PFE: Linear Active Security, Double-Shuffle Proofs, and Low-Complexity Communication

Hanyu Jia and Xiangxue Li

Abstract

We consider private function evaluation (PFE) in malicious adversary model. Current state-of-the-art in PFE from Valiant's universal circuits (Liu, Yu, et al., CRYPTO 2021) does not avoid the logarithmic factor in circuit size. In constructing linear active PFE, one essential building block is to prove the correctness of an extended permutation (EP, Mohassel and Sadeghian at EUROCRYPT 2013) by zero-knowledge protocols with linear complexity. The linear instantiation $\mathcal{ZK}_{EP}$ by Mohassel, Sadeghian, and Smart (ASIACRYPT 2014) is a three-phase protocol, and each phase (dummy placement, replication, and permutation) is of size $2g$. Its overhead thus seems really outrageous, reducing its practicability.
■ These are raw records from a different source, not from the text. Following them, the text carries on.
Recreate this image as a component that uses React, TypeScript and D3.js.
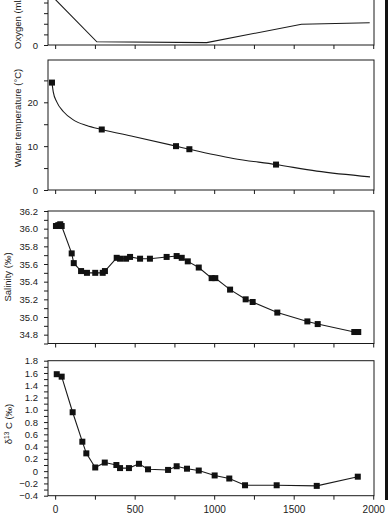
import React, { useRef, useEffect } from 'react';
import * as d3 from 'd3';

// depth (m) shared by all panels
const depthTicks = d3.range(0, 2001, 250);

// oxygen, line only
const oxygenDepth = [0, 262, 953, 1549, 1978];
const oxygenValue = [4.3, 0.3, 0.22, 1.96, 2.1];

// water temperature: measured points + fitted curve
const tempDepth = [-20, 293, 760, 844, 1389];
const tempValue = [24.5, 13.8, 10.0, 9.3, 5.8];
const tempFitDepth = [-20, -12, 10, 51, 114, 198, 293, 492, 760, 844, 1120, 1389, 1645, 1980];
const tempFitValue = [24.5, 22.4, 20.1, 17.9, 16.0, 14.7, 13.8, 12.2, 10.0, 9.3, 7.2, 5.8, 4.3, 3.0];

// salinity
const salDepth = [5, 20, 32, 41, 104, 117, 163, 200, 252, 299, 313, 387, 408, 446, 471, 534, 596, 701, 764, 796, 834, 903, 984, 1007, 1100, 1198, 1242, 1397, 1586, 1651, 1881, 1906];
const salValue = [36.03, 36.04, 36.05, 36.03, 35.72, 35.61, 35.52, 35.5, 35.5, 35.5, 35.52, 35.67, 35.66, 35.66, 35.68, 35.66, 35.66, 35.68, 35.69, 35.67, 35.63, 35.56, 35.44, 35.44, 35.31, 35.2, 35.17, 35.05, 34.95, 34.92, 34.83, 34.83];

// delta 13C
const d13Depth = [10, 41, 110, 171, 196, 252, 312, 385, 408, 464, 527, 584, 710, 764, 829, 903, 1003, 1095, 1194, 1393, 1645, 1903];
const d13Value = [1.58, 1.54, 0.96, 0.48, 0.29, 0.06, 0.14, 0.1, 0.05, 0.05, 0.12, 0.03, 0.02, 0.08, 0.04, 0.01, -0.07, -0.12, -0.23, -0.23, -0.24, -0.09];

const oxygenTicks = d3.range(0, 12);
const tempTicks = [0, 5, 10, 15, 20, 25];
const salTicks = d3.range(347, 363).map(v => v / 10);
const d13Ticks = d3.range(-4, 19).map(v => v / 10);

const FONT = '"Liberation Sans", Arial, sans-serif';
const INK = '#1a1a1a';

export default function App() {
  const ref = useRef<SVGSVGElement>(null);

  useEffect(() => {
    const svg = d3.select(ref.current);
    svg.selectAll('*').remove();

    const x = d3.scaleLinear().domain([-45, 2005]).range([48, 374]);
    const fmt1 = d3.format('.1f');

    const panels = [
      {
        top: -75, bottom: 45, domain: [0, 11.3], ticks: oxygenTicks,
        // only the zero label falls inside the cropped figure
        label: (v: number) => (v === 0 ? '0' : ''),
        title: 'Oxygen (ml/l)', tx: 20.5, ty: 49, anchor: 'start',
      },
      {
        top: 60, bottom: 190, domain: [0, 29.65], ticks: tempTicks,
        label: (v: number) => (v % 10 === 0 ? String(v) : ''),
        title: 'Water temperature (°C)', tx: 21, ty: 118, anchor: 'middle',
      },
      {
        top: 211, bottom: 343.5, domain: [34.7, 36.2], ticks: salTicks,
        label: (v: number) => (Math.round(v * 10) % 2 === 0 ? fmt1(v) : ''),
        title: 'Salinity (‰)', tx: 10.5, ty: 277, anchor: 'middle',
      },
      {
        top: 360.7, bottom: 495.7, domain: [-0.4, 1.8], ticks: d13Ticks,
        label: (v: number) => (Math.round(v * 10) % 2 === 0 ? (Math.abs(v) < 1e-9 ? '0' : fmt1(v)) : ''),
        title: 'd13', tx: 12, ty: 424, anchor: 'middle',
      },
    ];

    const ys = panels.map(p => d3.scaleLinear().domain(p.domain).range([p.bottom, p.top]));

    panels.forEach((p, i) => {
      const y = ys[i];
      const g = svg.append('g');

      g.append('rect')
        .attr('x', 48).attr('y', p.top)
        .attr('width', 326).attr('height', p.bottom - p.top)
        .attr('fill', 'none').attr('stroke', INK).attr('stroke-width', 1);

      const isLast = i === panels.length - 1;
      const ax = g.append('g')
        .attr('transform', `translate(0,${p.bottom})`)
        .call(d3.axisBottom(x).tickValues(depthTicks).tickSize(4).tickSizeOuter(0).tickPadding(6)
          .tickFormat(d => (isLast && (d as number) % 500 === 0 ? String(d) : '')));
      ax.select('.domain').remove();
      ax.selectAll('line').attr('stroke', INK);
      ax.selectAll('text').attr('fill', INK).style('font-family', FONT).style('font-size', '10px');

      const ay = g.append('g')
        .attr('transform', 'translate(48,0)')
        .call(d3.axisLeft(y).tickValues(p.ticks).tickSize(4).tickSizeOuter(0).tickPadding(6)
          .tickFormat(d => p.label(d as number)));
      ay.select('.domain').remove();
      ay.selectAll('line').attr('stroke', INK);
      ay.selectAll('text').attr('fill', INK).style('font-family', FONT).style('font-size', '9.5px');
      // drop empty tick labels
      ay.selectAll('text').filter(function () { return !(this as SVGTextElement).textContent; }).remove();
      ax.selectAll('text').filter(function () { return !(this as SVGTextElement).textContent; }).remove();

      const t = g.append('text')
        .attr('transform', `translate(${p.tx},${p.ty}) rotate(-90)`)
        .attr('text-anchor', p.anchor)
        .attr('fill', INK)
        .style('font-family', FONT)
        .style('font-size', '9.5px');
      if (p.title === 'd13') {
        t.append('tspan').text('δ');
        t.append('tspan').attr('dy', -3).style('font-size', '6.5px').text('13');
        t.append('tspan').attr('dy', 3).text(' C (‰)');
      } else {
        t.text(p.title);
      }
    });

    const line = d3.line<[number, number]>();

    const drawSeries = (i: number, xs: number[], vs: number[], markers: boolean, curve = d3.curveLinear) => {
      const y = ys[i];
      const pts = xs.map((d, k) => [x(d), y(vs[k])] as [number, number]);
      svg.append('path')
        .attr('d', line.curve(curve)(pts))
        .attr('fill', 'none').attr('stroke', INK).attr('stroke-width', 1.1);
      if (markers) {
        svg.append('g').selectAll('rect')
          .data(pts)
          .enter()
          .append('rect')
          .attr('x', d => d[0] - 3).attr('y', d => d[1] - 3)
          .attr('width', 6).attr('height', 6)
          .attr('fill', '#111');
      }
    };

    drawSeries(0, oxygenDepth, oxygenValue, false);
    drawSeries(1, tempFitDepth, tempFitValue, false, d3.curveMonotoneX);
    const yT = ys[1];
    svg.append('g').selectAll('rect')
      .data(tempDepth)
      .enter()
      .append('rect')
      .attr('x', (d) => x(d) - 3).attr('y', (d, k) => yT(tempValue[k]) - 3)
      .attr('width', 6).attr('height', 6)
      .attr('fill', '#111');
    drawSeries(2, salDepth, salValue, true);
    drawSeries(3, d13Depth, d13Value, true);

    // dark scanner edge on the right
    svg.append('rect').attr('x', 385).attr('y', 0).attr('width', 3).attr('height', 500).attr('fill', '#111');
  }, []);

  return (
    <svg ref={ref} width={388} height={520}
      style={{ position: 'absolute', left: 0, top: 0, background: '#fff' }} />
  );
}
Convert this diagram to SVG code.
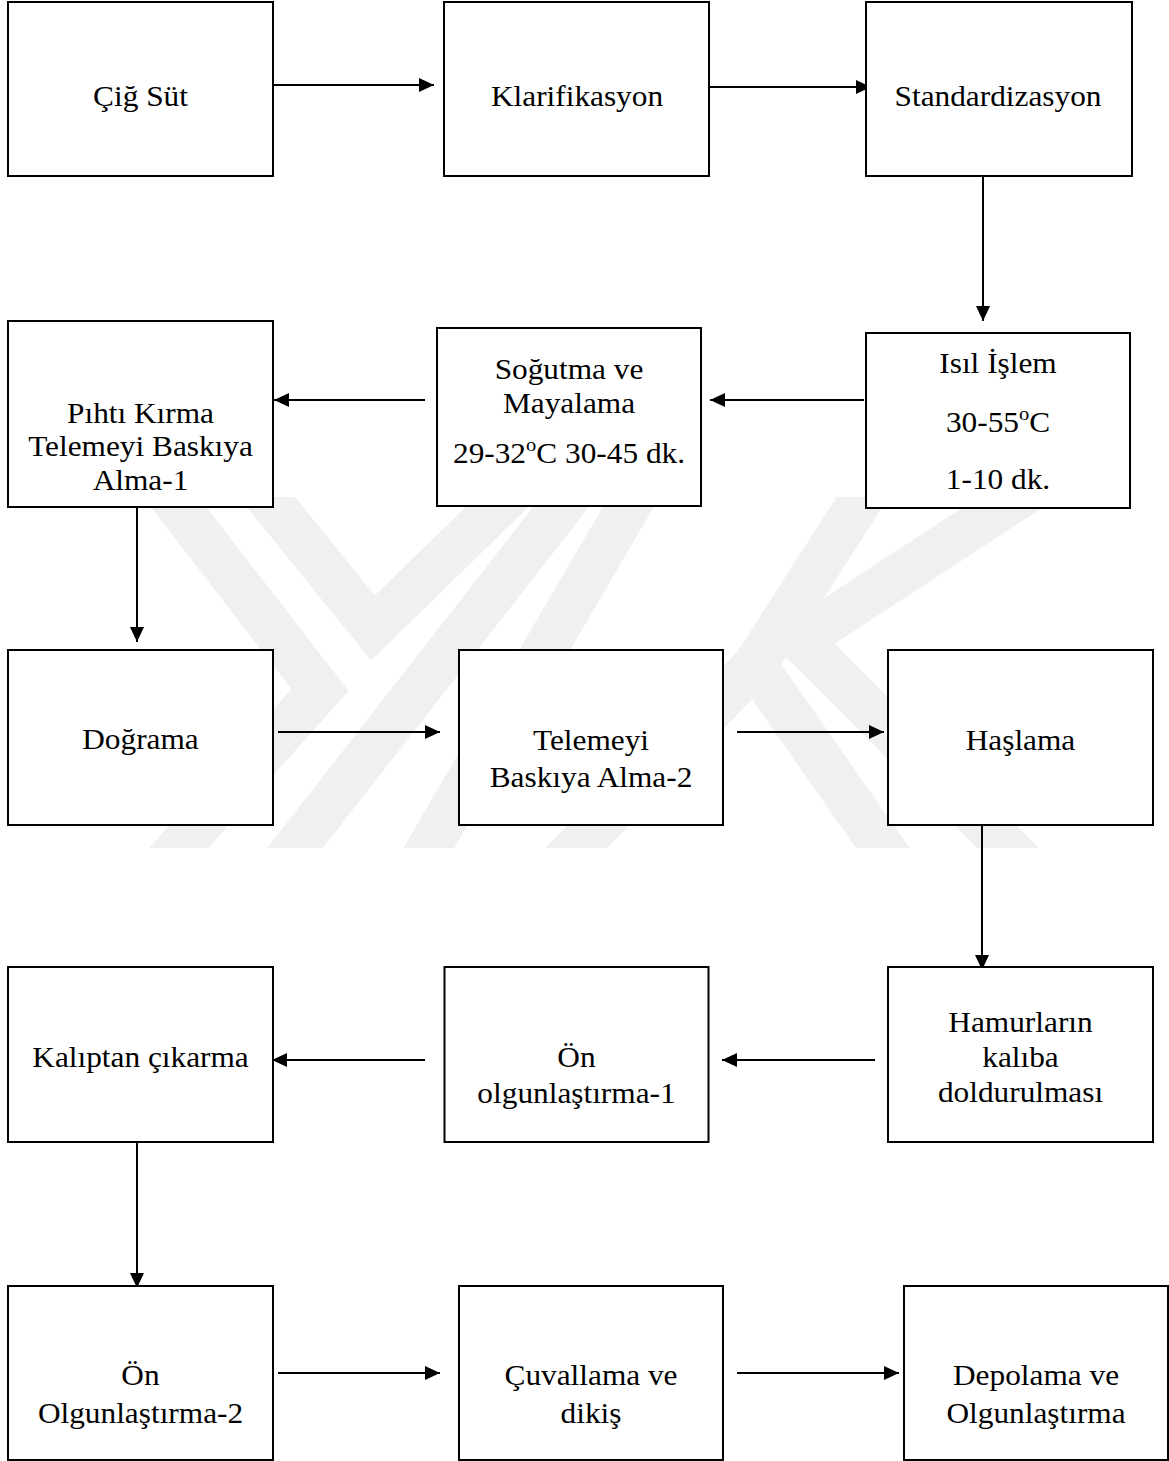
<svg xmlns="http://www.w3.org/2000/svg" width="1169" height="1461" viewBox="0 0 1169 1461">
<style>
.box{fill:#fff;stroke:#000;stroke-width:2}
.lbl{font-family:"Liberation Serif","Times New Roman",serif;font-size:29px;fill:#000;text-anchor:middle}
.con{stroke:#000;stroke-width:2;fill:none}
.wm{stroke:#f0f0f0;stroke-width:44;fill:none;stroke-linejoin:miter;stroke-miterlimit:10}
</style>
<defs>
<marker id="ah" markerUnits="userSpaceOnUse" markerWidth="16" markerHeight="14" refX="15" refY="7" orient="auto">
<path d="M0,0 L15,7 L0,14 z" fill="#000"/>
</marker>
<clipPath id="wmclip"><rect x="0" y="497" width="1169" height="351"/></clipPath>
</defs>
<rect width="1169" height="1461" fill="#fff"/>
<g id="watermark" clip-path="url(#wmclip)">
<polyline class="wm" points="150,470 320,690 150,880"/>
<polyline class="wm" points="245,470 373,628 535,470"/>
<polyline class="wm" points="590,470 270,880"/>
<polyline class="wm" points="650,470 410,880"/>
<polyline class="wm" points="880,470 755,665 905,880"/>
<polyline class="wm" points="755,665 545,880"/>
<polyline class="wm" points="1060,470 800,640 1040,880"/>
</g>
<g id="connectors">
<line class="con" x1="273" y1="85" x2="434" y2="85" marker-end="url(#ah)"/>
<line class="con" x1="709" y1="87" x2="871" y2="87" marker-end="url(#ah)"/>
<line class="con" x1="983" y1="176" x2="983" y2="321" marker-end="url(#ah)"/>
<line class="con" x1="864" y1="400" x2="710" y2="400" marker-end="url(#ah)"/>
<line class="con" x1="425" y1="400" x2="274" y2="400" marker-end="url(#ah)"/>
<line class="con" x1="137" y1="507" x2="137" y2="642" marker-end="url(#ah)"/>
<line class="con" x1="278" y1="732" x2="440" y2="732" marker-end="url(#ah)"/>
<line class="con" x1="737" y1="732" x2="884" y2="732" marker-end="url(#ah)"/>
<line class="con" x1="982" y1="825" x2="982" y2="970" marker-end="url(#ah)"/>
<line class="con" x1="875" y1="1060" x2="722" y2="1060" marker-end="url(#ah)"/>
<line class="con" x1="425" y1="1060" x2="272" y2="1060" marker-end="url(#ah)"/>
<line class="con" x1="137" y1="1142" x2="137" y2="1288" marker-end="url(#ah)"/>
<line class="con" x1="278" y1="1373" x2="440" y2="1373" marker-end="url(#ah)"/>
<line class="con" x1="737" y1="1373" x2="899" y2="1373" marker-end="url(#ah)"/>
</g>
<g id="n1"><rect class="box" x="8" y="2" width="265" height="174"/>
<g transform="translate(140.5,0) scale(1.08,1)"><text class="lbl" x="0" y="106">Çiğ Süt</text></g></g>
<g id="n2"><rect class="box" x="444" y="2" width="265" height="174"/>
<g transform="translate(577,0) scale(1.08,1)"><text class="lbl" x="0" y="106">Klarifikasyon</text></g></g>
<g id="n3"><rect class="box" x="866" y="2" width="266" height="174"/>
<g transform="translate(998,0) scale(1.08,1)"><text class="lbl" x="0" y="106">Standardizasyon</text></g></g>
<g id="n4"><rect class="box" x="866" y="333" width="264" height="175"/>
<g transform="translate(998,0) scale(1.08,1)"><text class="lbl" x="0" y="373">Isıl İşlem</text>
<text class="lbl" x="0" y="432">30-55<tspan font-size="19" dy="-12">o</tspan><tspan dy="12">C</tspan></text>
<text class="lbl" x="0" y="489">1-10 dk.</text></g></g>
<g id="n5"><rect class="box" x="437" y="328" width="264" height="178"/>
<g transform="translate(569,0) scale(1.08,1)"><text class="lbl" x="0" y="379">Soğutma ve</text>
<text class="lbl" x="0" y="413">Mayalama</text>
<text class="lbl" x="0" y="463">29-32<tspan font-size="19" dy="-12">o</tspan><tspan dy="12">C 30-45 dk.</tspan></text></g></g>
<g id="n6"><rect class="box" x="8" y="321" width="265" height="186"/>
<g transform="translate(140.5,0) scale(1.08,1)"><text class="lbl" x="0" y="423">Pıhtı Kırma</text>
<text class="lbl" x="0" y="456">Telemeyi Baskıya</text>
<text class="lbl" x="0" y="490">Alma-1</text></g></g>
<g id="n7"><rect class="box" x="8" y="650" width="265" height="175"/>
<g transform="translate(140.5,0) scale(1.08,1)"><text class="lbl" x="0" y="749">Doğrama</text></g></g>
<g id="n8"><rect class="box" x="459" y="650" width="264" height="175"/>
<g transform="translate(591,0) scale(1.08,1)"><text class="lbl" x="0" y="750">Telemeyi</text>
<text class="lbl" x="0" y="787">Baskıya Alma-2</text></g></g>
<g id="n9"><rect class="box" x="888" y="650" width="265" height="175"/>
<g transform="translate(1020.5,0) scale(1.08,1)"><text class="lbl" x="0" y="750">Haşlama</text></g></g>
<g id="n10"><rect class="box" x="888" y="967" width="265" height="175"/>
<g transform="translate(1020.5,0) scale(1.08,1)"><text class="lbl" x="0" y="1032">Hamurların</text>
<text class="lbl" x="0" y="1067">kalıba</text>
<text class="lbl" x="0" y="1102">doldurulması</text></g></g>
<g id="n11"><rect class="box" x="444.5" y="967" width="264" height="175"/>
<g transform="translate(576.5,0) scale(1.08,1)"><text class="lbl" x="0" y="1067">Ön</text>
<text class="lbl" x="0" y="1103">olgunlaştırma-1</text></g></g>
<g id="n12"><rect class="box" x="8" y="967" width="265" height="175"/>
<g transform="translate(140.5,0) scale(1.08,1)"><text class="lbl" x="0" y="1067">Kalıptan çıkarma</text></g></g>
<g id="n13"><rect class="box" x="8" y="1286" width="265" height="174"/>
<g transform="translate(140.5,0) scale(1.08,1)"><text class="lbl" x="0" y="1385">Ön</text>
<text class="lbl" x="0" y="1423">Olgunlaştırma-2</text></g></g>
<g id="n14"><rect class="box" x="459" y="1286" width="264" height="174"/>
<g transform="translate(591,0) scale(1.08,1)"><text class="lbl" x="0" y="1385">Çuvallama ve</text>
<text class="lbl" x="0" y="1423">dikiş</text></g></g>
<g id="n15"><rect class="box" x="904" y="1286" width="264" height="174"/>
<g transform="translate(1036,0) scale(1.08,1)"><text class="lbl" x="0" y="1385">Depolama ve</text>
<text class="lbl" x="0" y="1423">Olgunlaştırma</text></g></g>
</svg>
We present in this paper a novel and efficient framework $\mathcal{ZK}_{DS}$ for proving the correct EP. We show that \underline{d}ouble \underline{s}huffles suffice for EP (exponentiations and communication overheads are about 27% and 31% of $\mathcal{ZK}_{EP}$, respectively). Data owner(s) generates the randomness for the first shuffle whose outputs determine outgoing wires of the circuit defined by the function. Function owner reuses and extends the randomness in the second shuffle whose outputs determine the incoming wires. From $\mathcal{ZK}_{DS}$, we build an online/offline PFE framework with linear active security. The online phase could be instantiated by any well-studied secure function evaluation (SFE) with linear active security (e.g., Tiny-OT at CRYPTO 2012). The offline phase depends only on the private function $f$ and uses $\mathcal{ZK}_{DS}$ to prove the EP relationship between outgoing wires and incoming wires in the circuit $\mathcal{C}_f$ derived from $f$.